The Leech module is meant to facilitate the leeching of different types of information, and with the appropriate parser. Currently there is the leech_news module which comes with a small PREG parser which is fairly fast, and an improvement over agg2 parsing of RSS/Atom.
leech_news uses the node_template module to turn news items into nodes.
thoughts from the developer (ahwayakchih - Marcin) on why it works the way it does
In agg2 feed node's data is used to create item's data (ie. it was being "cloned" changing type and adding item's data). This was working ok, but created a bit of a "mess" on edit page (especially if site uses more than one vocabulary for feeds, and more than one for items - taxonomy selection boxes become very confusing for end users). So the node_template was created to allow admin to setup most of the things on template, without a need to put them into feed edit page. With node_template, feeds may create different types of nodes, ie. one feed can create 'story' nodes, and another can create 'page' nodes, and 3rd could create CCK created type of node.
Both ways (agg2 and node_template) are not perfect. Best would be if Drupal had some API for "automatically generating new nodes", but it doesn't. Of course we could create nodes by defining most required data in PHP (inside module), but then there may be some module which requires some data attached to different types of nodes and things will get broken. That's why i tried to "imitate" whole process of creating node by user.
Another great thing to have in Drupal would be better separation of data and representation of data. I saw many modules add own things to node's body at 'view' call. This makes things harder for theme and other things. For example implementing pay-per-view on one type of data is not easly possible without modification of module(s). If we had data separated (like: each module defines of data it attaches to nodes, defines type of variables, etc...) we wouldn't have to define huge formAPI arrays (they could be generated automatically, unless special things were required by module) and we could allow setting access rights to data (ie. user A can view images attached to node, but can't edit them, even if he can edit rest of the node). Such separation of data would allow leech_news to ask other modules what data they need for given node (maybe prepare defaults too) and we wouldn't need to copy already existing node.

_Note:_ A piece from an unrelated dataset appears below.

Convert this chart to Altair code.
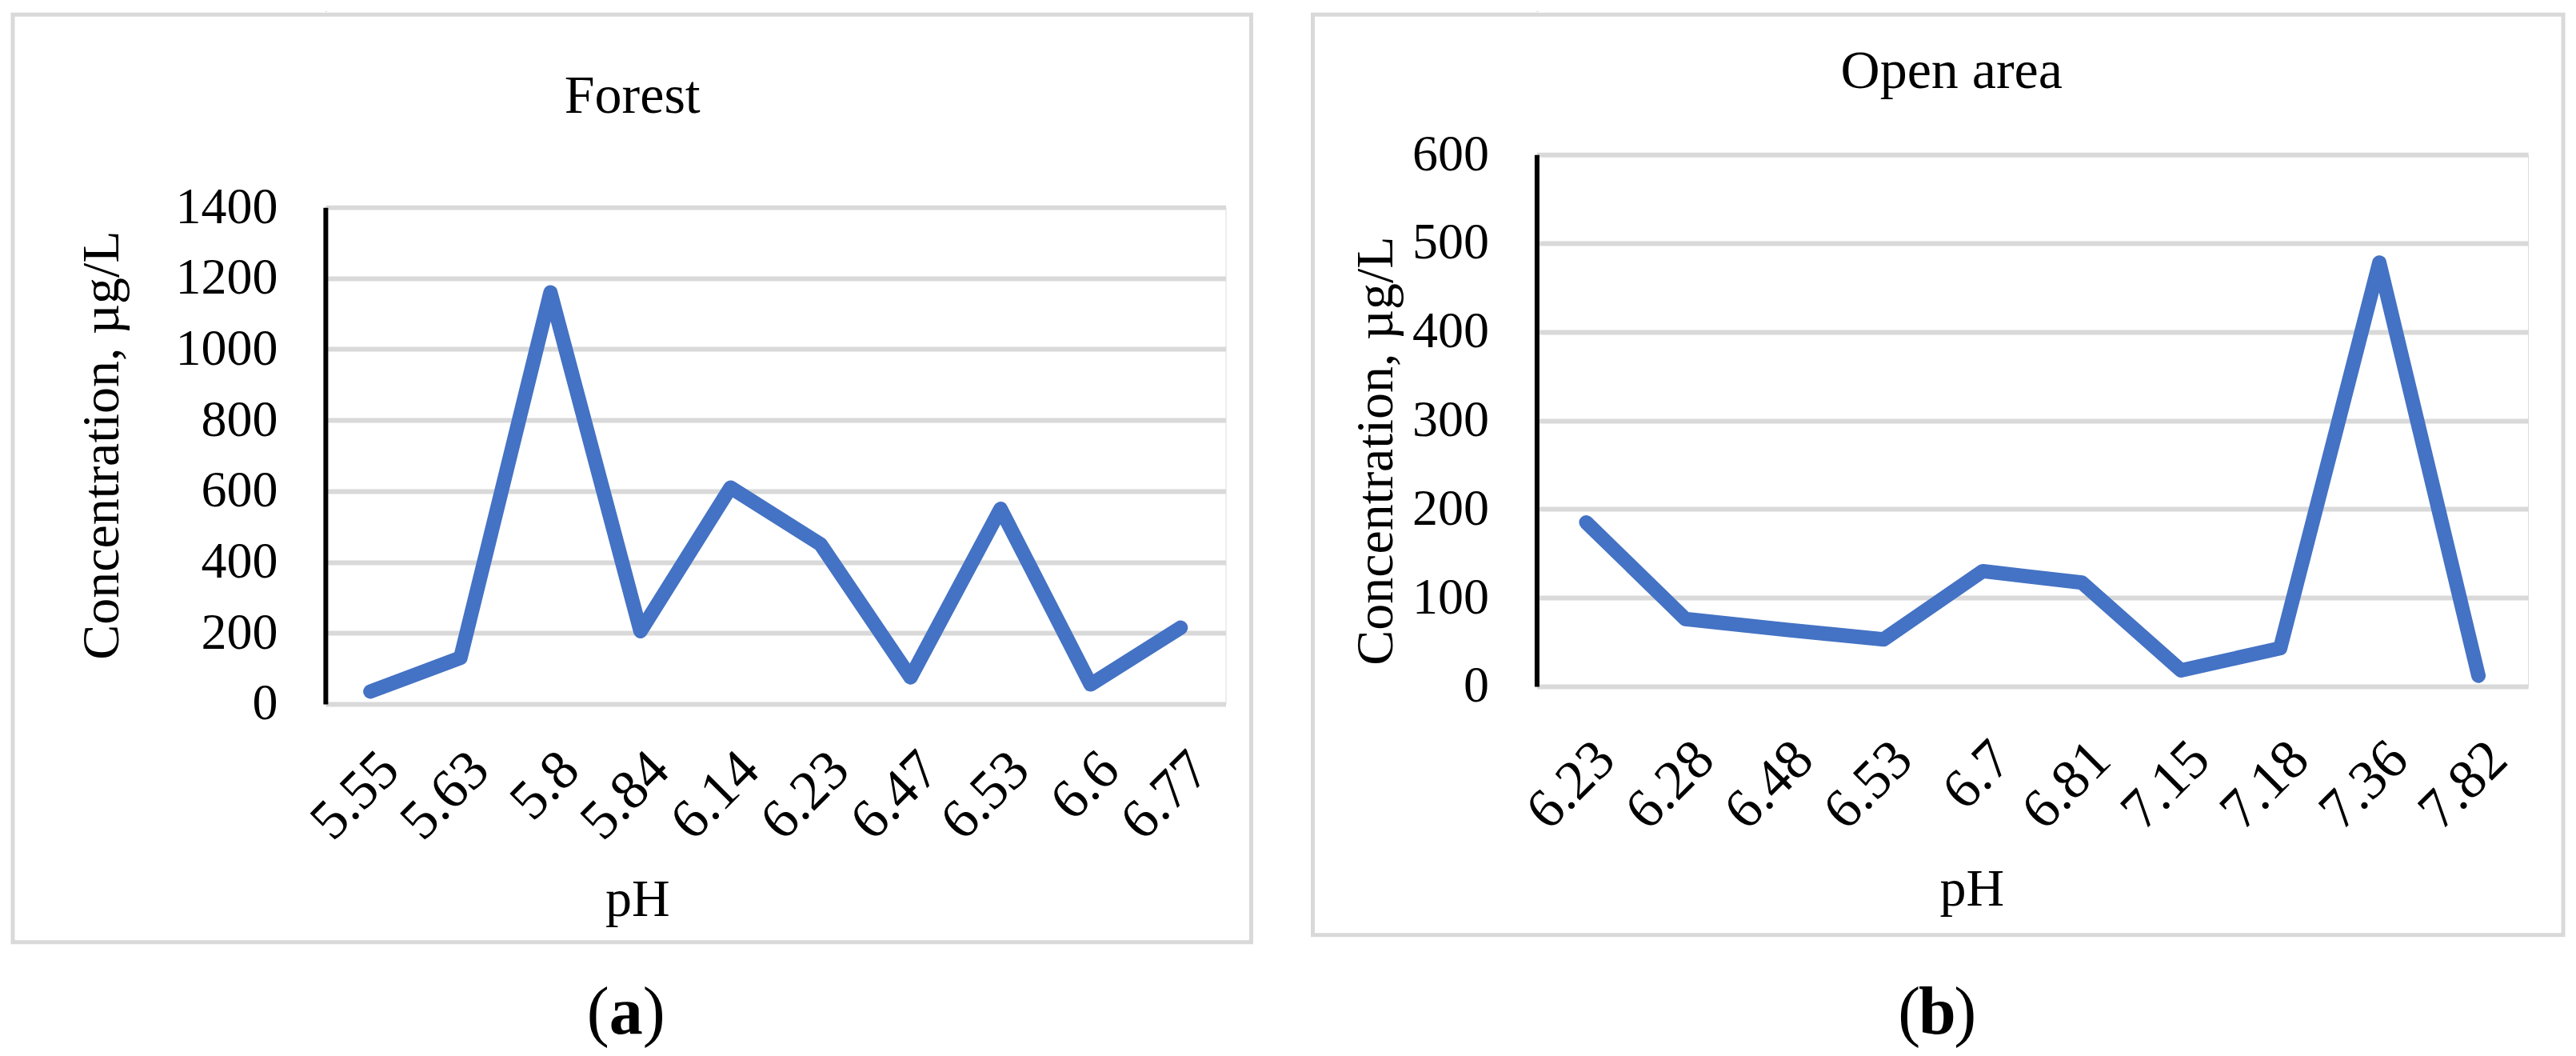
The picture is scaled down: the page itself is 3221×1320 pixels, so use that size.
import altair as alt
import pandas as pd

# ---- data ----
forest_ph = ["5.55", "5.63", "5.8", "5.84", "6.14", "6.23", "6.47", "6.53", "6.6", "6.77"]
forest_conc = [35, 130, 1160, 205, 610, 450, 75, 550, 55, 215]

open_ph = ["6.23", "6.28", "6.48", "6.53", "6.7", "6.81", "7.15", "7.18", "7.36", "7.82"]
open_conc = [185, 76, 64, 53, 130, 117, 18, 43, 478, 12]

forest_ticks = [0, 200, 400, 600, 800, 1000, 1200, 1400]
open_ticks = [0, 100, 200, 300, 400, 500, 600]

FONT = "Liberation Serif"
LINE_COLOR = "#4472C4"
GRID_COLOR = "#d9d9d9"


def panel(ph, conc, ticks, ymax, title, letter, w, h, cfg):
    df = pd.DataFrame({"pH": ph, "conc": conc})
    one = pd.DataFrame({"k": [0]})

    line = alt.Chart(df).mark_line(
        color=LINE_COLOR, strokeWidth=18, strokeCap="round", strokeJoin="round"
    ).encode(
        x=alt.X(
            "pH:N", sort=None,
            scale=alt.Scale(type="point", padding=0.5),
            axis=alt.Axis(
                title="pH", titleX=cfg["xtx"], titleY=cfg["xty"],
                titleBaseline="alphabetic", titleFontSize=66, titleFontWeight="normal",
                titleFont=FONT, titleColor="black",
                labelAngle=-45, labelAlign="right", labelBaseline="top",
                labelPadding=cfg["xlp"], labelFontSize=70, labelFont=FONT,
                labelColor="black", labelOverlap=False,
                ticks=False, tickSize=0, domain=False, grid=False,
            ),
        ),
        y=alt.Y(
            "conc:Q",
            scale=alt.Scale(domain=[0, ymax], nice=False, zero=True),
            axis=alt.Axis(
                title="Concentration, µg/L", titleX=cfg["ytx"], titleY=cfg["yty"],
                titleBaseline="alphabetic", titleAngle=270, titleFontSize=66,
                titleFontWeight="normal", titleFont=FONT, titleColor="black",
                values=ticks, format="d", labelPadding=60, labelFontSize=64,
                labelFont=FONT, labelColor="black", labelOverlap=False,
                ticks=False, tickSize=0,
                domain=True, domainColor="black", domainWidth=6,
                grid=True, gridColor=GRID_COLOR, gridWidth=6,
            ),
        ),
    )

    border = alt.Chart(one).mark_rect(
        fillOpacity=0, stroke=GRID_COLOR, strokeWidth=5
    ).encode(
        x=alt.value(cfg["bx"]), x2=alt.value(cfg["bx2"]),
        y=alt.value(cfg["by"]), y2=alt.value(cfg["by2"]),
    )

    ttl = alt.Chart(pd.DataFrame({"t": [title]})).mark_text(
        font=FONT, fontSize=68, color="black", align="center", baseline="alphabetic"
    ).encode(text="t:N", x=alt.value(cfg["tx"]), y=alt.value(cfg["ty"]))

    lp = alt.Chart(pd.DataFrame({"t": ["("]})).mark_text(
        font=FONT, fontSize=84, color="black", align="right", baseline="alphabetic"
    ).encode(text="t:N", x=alt.value(cfg["lx"] - 21), y=alt.value(cfg["ly"]))
    lt = alt.Chart(pd.DataFrame({"t": [letter]})).mark_text(
        font=FONT, fontSize=84, fontWeight="bold", color="black",
        align="center", baseline="alphabetic"
    ).encode(text="t:N", x=alt.value(cfg["lx"]), y=alt.value(cfg["ly"]))
    rp = alt.Chart(pd.DataFrame({"t": [")"]})).mark_text(
        font=FONT, fontSize=84, color="black", align="left", baseline="alphabetic"
    ).encode(text="t:N", x=alt.value(cfg["lx"] + 21), y=alt.value(cfg["ly"]))

    return alt.layer(border, line, ttl, lp, lt, rp).properties(width=w, height=h)


def spacer():
    # white 1px strip so both panels hang from the same top edge
    return alt.Chart(pd.DataFrame({"k": [0]})).mark_rule(
        color="white", strokeWidth=1
    ).encode(
        x=alt.value(0), x2=alt.value(1), y=alt.value(0)
    ).properties(width=1, height=1)


cfg_a = dict(xtx=390, xty=265, xlp=47, ytx=-259, yty=297,
             bx=-391, bx2=1158, by=-241, by2=919,
             tx=384, ty=-118, lx=376, ly=1033)
cfg_b = dict(xtx=544, xty=274, xlp=56, ytx=-181, yty=370,
             bx=-280, bx2=1284, by=-175, by2=976,
             tx=519, ty=-83, lx=501, ly=1099)

a = panel(forest_ph, forest_conc, forest_ticks, 1400, "Forest", "a", 1126, 621, cfg_a)
b = panel(open_ph, open_conc, open_ticks, 600, "Open area", "b", 1240, 665, cfg_b)

col_a = alt.vconcat(spacer(), a, spacing=0)
col_b = alt.vconcat(spacer(), b, spacing=0)

chart = alt.hconcat(col_a, col_b, spacing=71).properties(
    padding={"left": 5, "top": 4, "right": 5, "bottom": 5}
).configure_view(
    strokeWidth=0, stroke="transparent", fill="transparent"
).configure(font=FONT, background="white")

chart.save("out.html", embed_options={"renderer": "svg", "actions": False})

Well.. i could try to call formsAPI myself, gather whole form data, and then parse it to get variables.. but i'm not sure it would work ok (even slight change in forms API could breake things then).
Feedparser
Description / Purpose: This package provides a drop in replacement for the aggregator.module but provides an API to extend the feed parsing capabilities of Drupal.
The initial release plans to provide a module to create standard nodes based on feed items, in addition to a module which will create the standard/current aggregator feed items for users who don't like nodes being created.
Planned features include per-feed processors so some RSS feeds can be turned in to nodes, and others in to traditional Drupal aggregator items, mapping of RSS items to CCK nodes.
Source: http://drupal.org/project/feedparser
Current status:
- recent updates (November 2006)
- Parses feeds using simplepie engine. (http://simplepie.org)
- Per feed settings for flexibility.
- Creates nodes from RSS items - including filtering via Drupal system.
- Aggregates enclosures with RSS items.
- Automatically extracts <category> tags and creates matching taxonomy terms for the RSS item nodes.
- Flexible FeedAPI for extending use of feed data being parsed.
Looking for testers and feedback so that I can work towards a stable release now.
BorisMann: this looks like the best direction for 4.7.
AlfEaton: I like the way this works, and have adapted it to use SimplePie instead of rss_parser.inc. I think the next step is to extract structured content from each item (eg enclosures, GeoRSS, etc) and store these fields so that they can be accessed by themes/output filters/searches/views.
Feed_node
Description / Purpose: add feed URLs / feed items to arbitrary node types -- you "feed enable" content types, using core aggregator to store feed URLs and feed items. Next "to do" is to look at extending to 1) create feed items as node and 2) parse feed items and create structured data in nodes (i.e. GeoRSS, PubMed, etc.)
Current status:
- first commits available in local Bryght SVN repos at https://svn.bryght.com/dev/browser/feed_node
- very simple module so far
- meant to easily plug into core and cleanly extend
BorisMann: this is unlikely to be further developed
Aggregator Node
Description / Purpose: Aggregator Node produces new nodes which connect the Drupal node system to the aggregator items. It does not duplicate the data, instead it stores a reference to the aggregator feed item.
Current Status:
- When feed items expire it leaves a node pointing to a non existant feed item
Source: http://drupal.org/node/59712257575161307
Aggregation
The aggregation module was created with two main considerations, high performance & a thoroughly studied architecture. It currently supports RSS 2.0, ATOM 1.0 and RDF 1.0 but can be expanded to aggregate from any XML feed, the module can handle one image per item if an image exists in a feed, this requires the image module. To parse new feeds, no module changes are required.
- Required PHP 5 and CURL support
- Expandable architecture
- Highly efficient
- Has recently provided an update path for aggregator2 users
- Extracts categories from all aggregated feeds and adds them as terms
-
Check out the project page for full details...
SimpleFeed
Similar to Feedparser in that it also uses the SimplePie library. Looks like very clean codebase, Drupal 5 only.
Original from Bryght wiki.
FeedAPI
Recent Google SoC project. Available for Drupal 5 or in beta for 6x. Can use SimplePie as an engine. Haven't tried it yet. Someone who knows more than me should update this page. ;)
Category Aggregator
Based on the Aggregation module, this module is a Feed Aggregator to syndicate items using tags/categories as filters. The author is currently looking at possibilities including this functionality into the FeedAPI.